» Work to do:
A single run of lines is to be printed exactly: starting at the line with "What HTML would" and ending at the line with "tx.textContent=v;", both included. Leave the pictures out.

-------

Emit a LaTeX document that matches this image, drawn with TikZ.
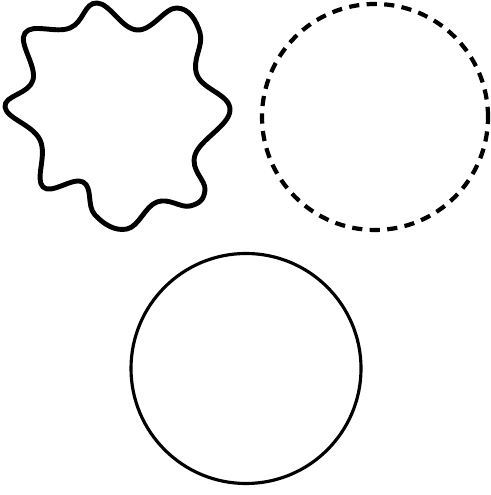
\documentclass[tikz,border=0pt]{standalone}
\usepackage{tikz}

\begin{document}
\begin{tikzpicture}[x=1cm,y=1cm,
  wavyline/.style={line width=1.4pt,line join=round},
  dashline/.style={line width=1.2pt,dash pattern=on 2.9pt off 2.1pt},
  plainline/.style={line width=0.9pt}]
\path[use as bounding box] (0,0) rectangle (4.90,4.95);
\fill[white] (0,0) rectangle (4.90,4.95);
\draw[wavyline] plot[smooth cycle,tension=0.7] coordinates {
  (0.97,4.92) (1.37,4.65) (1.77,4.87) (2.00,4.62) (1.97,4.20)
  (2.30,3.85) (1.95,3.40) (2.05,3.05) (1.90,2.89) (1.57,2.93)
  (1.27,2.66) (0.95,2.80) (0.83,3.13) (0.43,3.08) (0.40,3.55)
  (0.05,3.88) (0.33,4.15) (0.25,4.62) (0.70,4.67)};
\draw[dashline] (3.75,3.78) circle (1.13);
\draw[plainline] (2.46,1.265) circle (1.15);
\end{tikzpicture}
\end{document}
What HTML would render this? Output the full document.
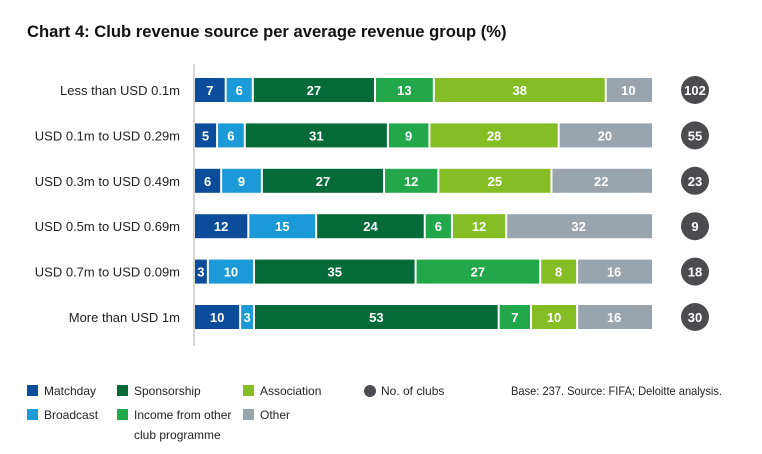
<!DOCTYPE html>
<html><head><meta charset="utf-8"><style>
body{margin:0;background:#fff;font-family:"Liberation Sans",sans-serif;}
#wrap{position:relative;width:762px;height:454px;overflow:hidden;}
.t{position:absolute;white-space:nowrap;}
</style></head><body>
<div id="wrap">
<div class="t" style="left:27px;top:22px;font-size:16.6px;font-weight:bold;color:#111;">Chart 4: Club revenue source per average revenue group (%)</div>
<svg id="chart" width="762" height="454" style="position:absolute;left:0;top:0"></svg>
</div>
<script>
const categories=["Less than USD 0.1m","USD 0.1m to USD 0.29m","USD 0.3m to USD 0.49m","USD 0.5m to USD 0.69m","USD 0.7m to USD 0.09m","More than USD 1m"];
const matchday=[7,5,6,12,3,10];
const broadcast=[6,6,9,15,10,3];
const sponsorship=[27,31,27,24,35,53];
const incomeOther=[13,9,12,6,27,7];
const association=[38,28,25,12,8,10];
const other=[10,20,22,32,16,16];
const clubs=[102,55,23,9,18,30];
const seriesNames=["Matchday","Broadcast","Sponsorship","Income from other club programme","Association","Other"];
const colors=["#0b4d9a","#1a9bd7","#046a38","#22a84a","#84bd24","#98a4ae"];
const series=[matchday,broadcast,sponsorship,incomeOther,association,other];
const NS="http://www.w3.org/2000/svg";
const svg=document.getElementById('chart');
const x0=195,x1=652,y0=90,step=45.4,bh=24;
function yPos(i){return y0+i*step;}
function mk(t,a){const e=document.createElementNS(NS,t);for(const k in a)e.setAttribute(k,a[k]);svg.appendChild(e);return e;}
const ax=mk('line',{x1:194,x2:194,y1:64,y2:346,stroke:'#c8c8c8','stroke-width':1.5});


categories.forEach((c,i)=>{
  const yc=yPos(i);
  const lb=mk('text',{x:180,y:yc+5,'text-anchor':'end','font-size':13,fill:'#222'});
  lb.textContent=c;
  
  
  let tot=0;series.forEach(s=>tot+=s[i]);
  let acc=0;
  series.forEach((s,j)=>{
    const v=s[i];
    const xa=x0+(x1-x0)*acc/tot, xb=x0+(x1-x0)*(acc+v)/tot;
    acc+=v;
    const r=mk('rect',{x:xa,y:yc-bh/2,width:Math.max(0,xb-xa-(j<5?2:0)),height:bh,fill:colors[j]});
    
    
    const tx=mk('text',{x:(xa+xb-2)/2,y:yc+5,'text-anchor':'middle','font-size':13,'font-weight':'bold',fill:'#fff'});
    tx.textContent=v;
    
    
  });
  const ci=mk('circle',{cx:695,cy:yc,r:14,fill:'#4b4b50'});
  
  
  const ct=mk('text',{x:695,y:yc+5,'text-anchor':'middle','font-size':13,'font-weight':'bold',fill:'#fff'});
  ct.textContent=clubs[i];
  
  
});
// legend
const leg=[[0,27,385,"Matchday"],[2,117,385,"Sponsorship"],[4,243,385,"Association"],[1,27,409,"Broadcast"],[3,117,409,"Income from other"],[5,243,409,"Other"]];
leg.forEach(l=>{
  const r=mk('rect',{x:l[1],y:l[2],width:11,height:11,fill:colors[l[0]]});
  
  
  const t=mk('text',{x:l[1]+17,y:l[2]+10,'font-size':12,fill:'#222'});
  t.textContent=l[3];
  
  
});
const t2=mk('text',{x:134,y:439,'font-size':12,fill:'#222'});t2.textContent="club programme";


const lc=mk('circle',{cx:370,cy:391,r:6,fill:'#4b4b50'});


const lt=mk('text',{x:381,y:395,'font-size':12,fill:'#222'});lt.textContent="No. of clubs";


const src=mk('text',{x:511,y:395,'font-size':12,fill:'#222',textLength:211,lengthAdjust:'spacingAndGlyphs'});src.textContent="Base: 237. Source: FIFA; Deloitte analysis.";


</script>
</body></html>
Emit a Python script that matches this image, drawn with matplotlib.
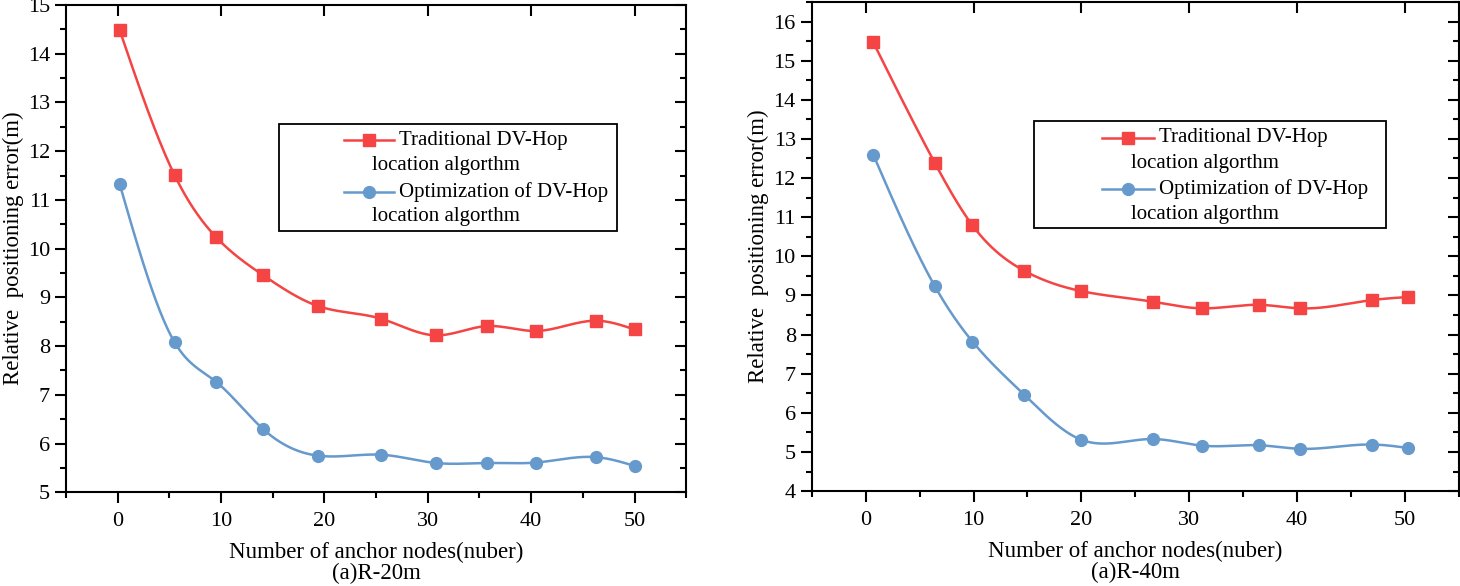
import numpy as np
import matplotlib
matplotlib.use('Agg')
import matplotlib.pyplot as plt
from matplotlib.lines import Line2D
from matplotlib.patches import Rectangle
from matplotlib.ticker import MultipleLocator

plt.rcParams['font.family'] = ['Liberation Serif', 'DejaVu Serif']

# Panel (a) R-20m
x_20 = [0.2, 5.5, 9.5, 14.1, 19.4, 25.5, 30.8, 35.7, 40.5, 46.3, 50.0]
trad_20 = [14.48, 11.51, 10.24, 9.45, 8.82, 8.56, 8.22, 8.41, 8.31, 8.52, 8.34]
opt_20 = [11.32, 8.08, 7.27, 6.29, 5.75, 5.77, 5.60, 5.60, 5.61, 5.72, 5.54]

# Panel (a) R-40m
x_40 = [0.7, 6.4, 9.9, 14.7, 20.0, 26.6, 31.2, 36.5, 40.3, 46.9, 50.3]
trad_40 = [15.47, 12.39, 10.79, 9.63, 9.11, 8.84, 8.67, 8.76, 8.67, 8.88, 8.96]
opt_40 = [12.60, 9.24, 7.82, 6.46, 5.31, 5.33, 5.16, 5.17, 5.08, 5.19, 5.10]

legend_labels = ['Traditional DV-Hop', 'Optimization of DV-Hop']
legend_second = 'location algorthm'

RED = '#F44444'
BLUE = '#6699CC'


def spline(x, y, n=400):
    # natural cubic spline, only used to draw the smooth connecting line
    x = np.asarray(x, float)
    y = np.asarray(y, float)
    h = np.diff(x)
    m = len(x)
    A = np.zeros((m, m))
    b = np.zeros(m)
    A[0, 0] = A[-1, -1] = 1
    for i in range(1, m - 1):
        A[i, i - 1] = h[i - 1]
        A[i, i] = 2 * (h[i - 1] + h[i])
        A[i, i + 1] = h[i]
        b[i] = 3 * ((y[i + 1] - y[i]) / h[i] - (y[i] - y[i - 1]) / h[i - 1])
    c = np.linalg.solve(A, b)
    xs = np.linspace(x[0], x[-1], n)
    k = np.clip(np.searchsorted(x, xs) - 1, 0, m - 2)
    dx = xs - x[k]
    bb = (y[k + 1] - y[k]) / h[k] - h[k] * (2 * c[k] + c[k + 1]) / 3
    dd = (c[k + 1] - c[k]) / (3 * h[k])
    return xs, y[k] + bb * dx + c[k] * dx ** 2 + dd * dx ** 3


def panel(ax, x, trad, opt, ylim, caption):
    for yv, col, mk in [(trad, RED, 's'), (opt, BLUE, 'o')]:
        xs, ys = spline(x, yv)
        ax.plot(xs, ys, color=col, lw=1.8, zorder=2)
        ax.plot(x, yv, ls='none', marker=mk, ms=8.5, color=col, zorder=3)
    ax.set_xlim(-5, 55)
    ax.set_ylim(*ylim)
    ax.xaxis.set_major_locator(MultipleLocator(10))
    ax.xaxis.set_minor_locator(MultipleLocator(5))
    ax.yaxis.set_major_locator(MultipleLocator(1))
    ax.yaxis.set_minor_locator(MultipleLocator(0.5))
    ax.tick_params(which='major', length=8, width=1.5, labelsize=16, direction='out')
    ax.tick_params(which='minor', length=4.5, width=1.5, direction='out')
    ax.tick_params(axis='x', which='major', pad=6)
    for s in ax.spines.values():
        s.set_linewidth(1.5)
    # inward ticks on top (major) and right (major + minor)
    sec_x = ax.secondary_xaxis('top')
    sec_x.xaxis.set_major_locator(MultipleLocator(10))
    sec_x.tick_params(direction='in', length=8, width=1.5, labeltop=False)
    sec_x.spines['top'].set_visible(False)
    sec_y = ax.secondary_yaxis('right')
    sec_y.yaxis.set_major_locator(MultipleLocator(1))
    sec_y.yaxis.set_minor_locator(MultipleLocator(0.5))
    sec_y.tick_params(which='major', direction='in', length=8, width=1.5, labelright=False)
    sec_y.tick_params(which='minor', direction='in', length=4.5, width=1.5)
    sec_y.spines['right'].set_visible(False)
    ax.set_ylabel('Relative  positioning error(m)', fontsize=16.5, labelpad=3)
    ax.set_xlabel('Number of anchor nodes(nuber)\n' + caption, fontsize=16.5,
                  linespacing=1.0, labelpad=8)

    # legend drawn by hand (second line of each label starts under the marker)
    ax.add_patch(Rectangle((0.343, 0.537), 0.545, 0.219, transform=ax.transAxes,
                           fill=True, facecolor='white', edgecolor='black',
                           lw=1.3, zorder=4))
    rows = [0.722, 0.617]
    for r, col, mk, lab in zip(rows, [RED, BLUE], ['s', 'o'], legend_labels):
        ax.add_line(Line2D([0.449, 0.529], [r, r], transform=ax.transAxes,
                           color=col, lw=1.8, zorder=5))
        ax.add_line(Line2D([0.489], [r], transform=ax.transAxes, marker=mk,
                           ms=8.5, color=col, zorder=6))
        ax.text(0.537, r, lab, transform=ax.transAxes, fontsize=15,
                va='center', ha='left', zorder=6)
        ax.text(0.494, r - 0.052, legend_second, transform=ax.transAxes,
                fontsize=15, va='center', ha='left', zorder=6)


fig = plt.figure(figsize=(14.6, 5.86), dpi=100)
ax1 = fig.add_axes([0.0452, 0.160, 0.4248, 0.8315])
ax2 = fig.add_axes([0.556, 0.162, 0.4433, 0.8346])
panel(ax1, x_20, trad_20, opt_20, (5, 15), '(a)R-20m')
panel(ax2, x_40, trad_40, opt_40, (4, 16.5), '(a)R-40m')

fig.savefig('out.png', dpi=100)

-------

» Task solution:
What HTML would render this? Output the full document.
<!DOCTYPE html>
<html><head><meta charset="utf-8"><style>
body{margin:0;background:#fff;font-family:"Liberation Sans",sans-serif;}
#wrap{position:relative;width:762px;height:454px;overflow:hidden;}
.t{position:absolute;white-space:nowrap;}
</style></head><body>
<div id="wrap">
<div class="t" style="left:27px;top:22px;font-size:16.6px;font-weight:bold;color:#111;">Chart 4: Club revenue source per average revenue group (%)</div>
<svg id="chart" width="762" height="454" style="position:absolute;left:0;top:0"></svg>
</div>
<script>
const categories=["Less than USD 0.1m","USD 0.1m to USD 0.29m","USD 0.3m to USD 0.49m","USD 0.5m to USD 0.69m","USD 0.7m to USD 0.09m","More than USD 1m"];
const matchday=[7,5,6,12,3,10];
const broadcast=[6,6,9,15,10,3];
const sponsorship=[27,31,27,24,35,53];
const incomeOther=[13,9,12,6,27,7];
const association=[38,28,25,12,8,10];
const other=[10,20,22,32,16,16];
const clubs=[102,55,23,9,18,30];
const seriesNames=["Matchday","Broadcast","Sponsorship","Income from other club programme","Association","Other"];
const colors=["#0b4d9a","#1a9bd7","#046a38","#22a84a","#84bd24","#98a4ae"];
const series=[matchday,broadcast,sponsorship,incomeOther,association,other];
const NS="http://www.w3.org/2000/svg";
const svg=document.getElementById('chart');
const x0=195,x1=652,y0=90,step=45.4,bh=24;
function yPos(i){return y0+i*step;}
function mk(t,a){const e=document.createElementNS(NS,t);for(const k in a)e.setAttribute(k,a[k]);svg.appendChild(e);return e;}
const ax=mk('line',{x1:194,x2:194,y1:64,y2:346,stroke:'#c8c8c8','stroke-width':1.5});


categories.forEach((c,i)=>{
  const yc=yPos(i);
  const lb=mk('text',{x:180,y:yc+5,'text-anchor':'end','font-size':13,fill:'#222'});
  lb.textContent=c;
  
  
  let tot=0;series.forEach(s=>tot+=s[i]);
  let acc=0;
  series.forEach((s,j)=>{
    const v=s[i];
    const xa=x0+(x1-x0)*acc/tot, xb=x0+(x1-x0)*(acc+v)/tot;
    acc+=v;
    const r=mk('rect',{x:xa,y:yc-bh/2,width:Math.max(0,xb-xa-(j<5?2:0)),height:bh,fill:colors[j]});
    
    
    const tx=mk('text',{x:(xa+xb-2)/2,y:yc+5,'text-anchor':'middle','font-size':13,'font-weight':'bold',fill:'#fff'});
    tx.textContent=v;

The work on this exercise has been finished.